The main source of distraction is the unkempt, gossipy and superstitious shopkeeper Mrs Rogers, and her niece Eliza Burrows, recently arrived from “Lonnon” to set up a millinery business in the village shop, now advertising the “newest fashion, from the most elegantest varehouse in all Lonnon”.  Eliza quite turns Sally’s head with her “Wellington hat” and “Spanish cloak”, “epaulets” and “hussar sleeves” (fashions brought back with the victorious army from the Peninsula), and the promise that “you was intended to be genteel”.  In vain does Rose warn her sister that “you are not a lady, nor ever will be, and that therefore you need not try to look like one”.

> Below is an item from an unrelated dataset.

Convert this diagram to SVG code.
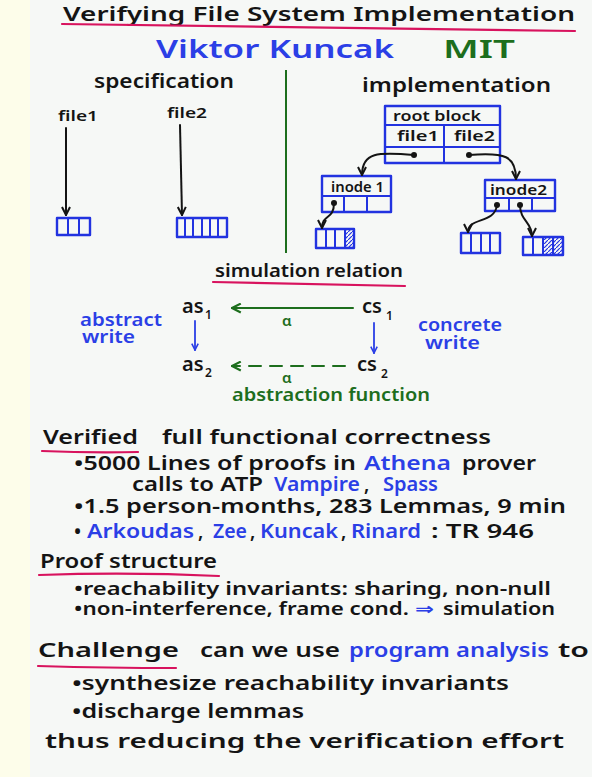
<svg xmlns="http://www.w3.org/2000/svg" width="592" height="777" viewBox="0 0 592 777">
<defs>
<style>
text{font-family:"Noto Sans","DejaVu Sans",sans-serif;font-weight:600}
.k{fill:#141414}.b{fill:#2b3fe6}.g{fill:#1d6e1d}
.t{font-size:20px}.n{font-size:25px}.h{font-size:19px}.s{font-size:15px}.m{font-size:14px}
.body{font-size:19px}.tight{font-size:17px}.sim{font-size:17px}.st{font-size:20px}.sub{font-size:12px}.al{font-size:15px}
.box{fill:none;stroke:#2233e0;stroke-width:2.4;stroke-linejoin:round}
.ln{stroke:#2233e0;stroke-width:2}
.ul{fill:none;stroke:#d8135e;stroke-width:2.2;stroke-linecap:round}
.ck{fill:none;stroke:#141414;stroke-width:2;stroke-linecap:round}
.cg{fill:none;stroke:#1d6e1d;stroke-width:2;stroke-linecap:round}
.cb{fill:none;stroke:#2b3fe6;stroke-width:1.8;stroke-linecap:round}
.dot{fill:#141414}
</style>
<marker id="ak" viewBox="0 0 10 10" refX="9" refY="5" markerWidth="10" markerHeight="10" markerUnits="userSpaceOnUse" orient="auto"><path d="M1,1 L9,5 L1,9" fill="none" stroke="#141414" stroke-width="2"/></marker>
<marker id="ag" viewBox="0 0 10 10" refX="9" refY="5" markerWidth="11" markerHeight="11" markerUnits="userSpaceOnUse" orient="auto"><path d="M1,1 L9,5 L1,9" fill="none" stroke="#1d6e1d" stroke-width="2"/></marker>
<marker id="ab" viewBox="0 0 10 10" refX="9" refY="5" markerWidth="8" markerHeight="8" markerUnits="userSpaceOnUse" orient="auto"><path d="M1,1 L9,5 L1,9" fill="none" stroke="#2b3fe6" stroke-width="2"/></marker>
<pattern id="hatch" patternUnits="userSpaceOnUse" width="4" height="4"><path d="M-1,5 L5,-1" stroke="#2233e0" stroke-width="1.2"/></pattern>
</defs>
<rect width="592" height="777" fill="#f6f8f6"/>
<rect width="30" height="777" fill="#fdfdea"/>

<g id="title">
<text class="k t" x="63" y="21" textLength="512" lengthAdjust="spacingAndGlyphs">Verifying File System Implementation</text>
<path class="ul" d="M62,24 Q300,27 575,31"/>
<text class="b n" x="156" y="58" textLength="238" lengthAdjust="spacingAndGlyphs">Viktor Kuncak</text>
<text class="g n" x="443" y="58" textLength="72" lengthAdjust="spacingAndGlyphs">MIT</text>
</g>

<line x1="286" y1="70" x2="286" y2="253" stroke="#1d6e1d" stroke-width="2"/>

<g id="spec">
<text class="k h" x="94" y="88" textLength="140" lengthAdjust="spacingAndGlyphs">specification</text>
<g id="spec-file1"><text class="k s" x="58" y="121" textLength="40" lengthAdjust="spacingAndGlyphs">file1</text>
<rect class="box" x="57" y="218" width="33" height="17"/><path class="ln" d="M68,218V235M79,218V235"/></g>
<g id="spec-file2"><text class="k s" x="167" y="118" textLength="40" lengthAdjust="spacingAndGlyphs">file2</text>
<rect class="box" x="177" y="218" width="50" height="19"/><path class="ln" d="M185,218V237M193,218V237M202,218V237M210,218V237M218,218V237"/></g>
</g>

<g id="impl">
<text class="k h" x="362" y="92" textLength="189" lengthAdjust="spacingAndGlyphs">implementation</text>
<g id="root-block">
<rect class="box" x="385" y="106" width="115" height="57"/>
<path class="ln" d="M385,125H500M385,147H500M444,125V163"/>
<text class="k s" x="393" y="121" textLength="88" lengthAdjust="spacingAndGlyphs">root block</text>
<text class="k s" x="397" y="141" textLength="42" lengthAdjust="spacingAndGlyphs">file1</text>
<text class="k s" x="454" y="141" textLength="41" lengthAdjust="spacingAndGlyphs">file2</text>
</g>
<g id="inode1">
<rect class="box" x="322" y="176" width="69" height="36"/>
<path class="ln" d="M322,196H391M344,196V212M367,196V212"/>
<text class="k m" x="331" y="192" textLength="53" lengthAdjust="spacingAndGlyphs">inode 1</text>
</g>
<g id="inode2">
<rect class="box" x="485" y="180" width="70" height="31"/>
<path class="ln" d="M485,198H555M509,198V211M532,198V211"/>
<text class="k m" x="490" y="195" textLength="57" lengthAdjust="spacingAndGlyphs">inode2</text>
</g>
<g id="block1">
<rect x="345" y="229" width="9" height="19" fill="url(#hatch)"/>
<rect class="box" x="316" y="229" width="38" height="19"/>
<path class="ln" d="M326,229V248M335,229V248M345,229V248"/>
</g>
<g id="block2">
<rect class="box" x="461" y="233" width="39" height="20"/>
<path class="ln" d="M471,233V253M481,233V253M490,233V253"/>
</g>
<g id="block3">
<rect x="543" y="237" width="20" height="18" fill="url(#hatch)"/>
<rect class="box" x="523" y="237" width="40" height="18"/>
<path class="ln" d="M533,237V255M543,237V255M553,237V255"/>
</g>
</g>

<g id="sim">
<text class="k sim" x="215" y="277" textLength="188" lengthAdjust="spacingAndGlyphs">simulation relation</text>
<path class="ul" d="M213,282 Q300,284 405,286"/>
<g id="as1"><text class="k st" x="182" y="313">as</text><text class="k sub" x="205" y="319">1</text></g>
<g id="cs1"><text class="k st" x="362" y="313">cs</text><text class="k sub" x="386" y="320">1</text></g>
<g id="as2"><text class="k st" x="182" y="371">as</text><text class="k sub" x="205" y="377">2</text></g>
<g id="cs2"><text class="k st" x="357" y="371">cs</text><text class="k sub" x="381" y="378">2</text></g>
<text class="b sim" x="80" y="326" textLength="82" lengthAdjust="spacingAndGlyphs">abstract</text>
<text class="b sim" x="82" y="343" textLength="53" lengthAdjust="spacingAndGlyphs">write</text>
<text class="b sim" x="418" y="331" textLength="84" lengthAdjust="spacingAndGlyphs">concrete</text>
<text class="b sim" x="425" y="349" textLength="55" lengthAdjust="spacingAndGlyphs">write</text>
<text class="g al" x="282" y="326">α</text>
<text class="g al" x="282" y="383">α</text>
<text class="g sim" x="232" y="401" textLength="198" lengthAdjust="spacingAndGlyphs">abstraction function</text>
</g>

<g id="connectors">
<path class="ck" d="M66,128 L66,215" marker-end="url(#ak)"/>
<path class="ck" d="M180,125 L182,215" marker-end="url(#ak)"/>
<circle class="dot" cx="414" cy="155" r="3"/>
<path class="ck" d="M414,155 C378,152 362,152 362,175" marker-end="url(#ak)"/>
<circle class="dot" cx="469" cy="155" r="3"/>
<path class="ck" d="M469,155 C505,152 516,156 516,179" marker-end="url(#ak)"/>
<circle class="dot" cx="334" cy="203" r="3"/>
<path class="ck" d="M334,203 C334,220 322,214 322,228" marker-end="url(#ak)"/>
<circle class="dot" cx="497" cy="205" r="3"/>
<path class="ck" d="M497,205 C495,224 468,217 468,232" marker-end="url(#ak)"/>
<circle class="dot" cx="520" cy="205" r="3"/>
<path class="ck" d="M520,205 C520,221 532,222 532,236" marker-end="url(#ak)"/>
<path class="cg" d="M353,308 L232,308" marker-end="url(#ag)"/>
<path class="cg" d="M345,366 L232,366" stroke-dasharray="12,9" marker-end="url(#ag)"/>
<path class="cb" d="M195,321 L195,350" marker-end="url(#ab)"/>
<path class="cb" d="M374,323 L374,353" marker-end="url(#ab)"/>
</g>

<g id="text-body">
<text class="k body" x="43" y="444" textLength="95" lengthAdjust="spacingAndGlyphs">Verified</text>
<path class="ul" d="M42,451 Q90,453 138,452"/>
<text class="k body" x="162" y="444" textLength="329" lengthAdjust="spacingAndGlyphs">full functional correctness</text>
<text class="k body" x="74" y="470" textLength="282" lengthAdjust="spacingAndGlyphs">•5000 Lines of proofs in</text>
<text class="b body" x="364" y="470" textLength="87" lengthAdjust="spacingAndGlyphs">Athena</text>
<text class="k body" x="462" y="470" textLength="74" lengthAdjust="spacingAndGlyphs">prover</text>
<text class="k body" x="132" y="491" textLength="131" lengthAdjust="spacingAndGlyphs">calls to ATP</text>
<text class="b body" x="274" y="491" textLength="86" lengthAdjust="spacingAndGlyphs">Vampire</text>
<text class="k body" x="364" y="491">,</text>
<text class="b body" x="383" y="491" textLength="55" lengthAdjust="spacingAndGlyphs">Spass</text>
<text class="k body" x="74" y="513" textLength="492" lengthAdjust="spacingAndGlyphs">•1.5 person-months, 283 Lemmas, 9 min</text>
<text class="k body" x="74" y="538">•</text>
<text class="b body" x="87" y="538" textLength="107" lengthAdjust="spacingAndGlyphs">Arkoudas</text>
<text class="k body" x="198" y="538">,</text>
<text class="b body" x="213" y="538" textLength="34" lengthAdjust="spacingAndGlyphs">Zee</text>
<text class="k body" x="250" y="538">,</text>
<text class="b body" x="260" y="538" textLength="78" lengthAdjust="spacingAndGlyphs">Kuncak</text>
<text class="k body" x="341" y="538">,</text>
<text class="b body" x="351" y="538" textLength="70" lengthAdjust="spacingAndGlyphs">Rinard</text>
<text class="k body" x="431" y="538" textLength="103" lengthAdjust="spacingAndGlyphs">: TR 946</text>
<text class="k body" x="40" y="568" textLength="177" lengthAdjust="spacingAndGlyphs">Proof structure</text>
<path class="ul" d="M39,575 Q130,572 219,576"/>
<text class="k tight" x="74" y="595" textLength="477" lengthAdjust="spacingAndGlyphs">•reachability invariants: sharing, non-null</text>
<text class="k tight" x="74" y="615" textLength="335" lengthAdjust="spacingAndGlyphs">•non-interference, frame cond.</text>
<text class="b tight" x="415" y="615" textLength="19" lengthAdjust="spacingAndGlyphs">⇒</text>
<text class="k tight" x="443" y="615" textLength="112" lengthAdjust="spacingAndGlyphs">simulation</text>
<text class="k body" x="38" y="657" textLength="141" lengthAdjust="spacingAndGlyphs">Challenge</text>
<path class="ul" d="M38,666 Q110,668 176,668"/>
<text class="k body" x="200" y="657" textLength="140" lengthAdjust="spacingAndGlyphs">can we use</text>
<text class="b body" x="349" y="657" textLength="200" lengthAdjust="spacingAndGlyphs">program analysis</text>
<text class="k body" x="558" y="657" textLength="31" lengthAdjust="spacingAndGlyphs">to</text>
<text class="k body" x="72" y="690" textLength="437" lengthAdjust="spacingAndGlyphs">•synthesize reachability invariants</text>
<text class="k body" x="72" y="718" textLength="232" lengthAdjust="spacingAndGlyphs">•discharge lemmas</text>
<text class="k body" x="45" y="748" textLength="519" lengthAdjust="spacingAndGlyphs">thus reducing the verification effort</text>
</g>
</svg>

Also recently arrived in the village is the new squire, Sir Clement Rushford and his bride.  Unlike their immediate predecessors – respectively a miser and wastrel – the Rushfords interest themselves in the life of the village.  Lady Rushford and her niece Letitia Lenox take Rose Fielding under their wing.  Inspired by the stories of Granny Fielding, the Rushfords re-establish not only the lace school in the village, but the lace Prize.  But if the lace produced on her pillow had not reached the regulation length by Prize Day, the girl’s name would be struck off the school list.  Rose, “a main good hand at her pillow” is presumed the most likely winner, though she has a rival in the form of sulky Rachel Skinner.  But Rose is distracted both by teaching a neighbouring pauper child to read and by having to finish her sister’s lace as well as her own (for despite Sally’s claim that “I have never yet looked off my work from the time I have begun of a day”, her length is only half done).  Come the moment of truth, the judges – not the gentry but local expert lacemakers – acknowledge Rose’s skill but report her lace fell short by two or three yards (consternation all round and hysterics from Granny).  However, it turns out that wicked Eliza had stolen four yards of Rose’s lace to trim a “Regency ‘elmet” she intended to wear to a “melo-drame” performed by the officers of the 58th regiment garrisoned at Amersham.  All is discovered, Eliza is dispatched back to London as “not fit for the country”, and Rose receives the Prize, “A SILVER TIME-PIECE”, engraved with Lady Rushford’s name.  And to cap it all, Letitia’s father, Dr Lenox, announces he can cure widow Fielding of her lameness.  

The moral of this story almost matches every characteristic of More’s tracts, including the “the kindness of the gentry”.  However, Barnard is careful to show that there are irresponsible gentry just as there are undeserving cases among the poor.  The Rushfords renew a social contract that had been unfulfilled for two generations.  Lace, it appears, has always been an appropriate target for aristocratic benevolence.  When, much later in the nineteenth century, the lace associations were founded by leisured, titled ladies to preserve the virtues of domestic industry, they were reviving a tradition of philanthropy, not inventing it.  One wonders what they might have been reading in their formative years.

Barnard’s The Prize: or the Lacemakers of Missenden is freely available to read thanks to Google Books.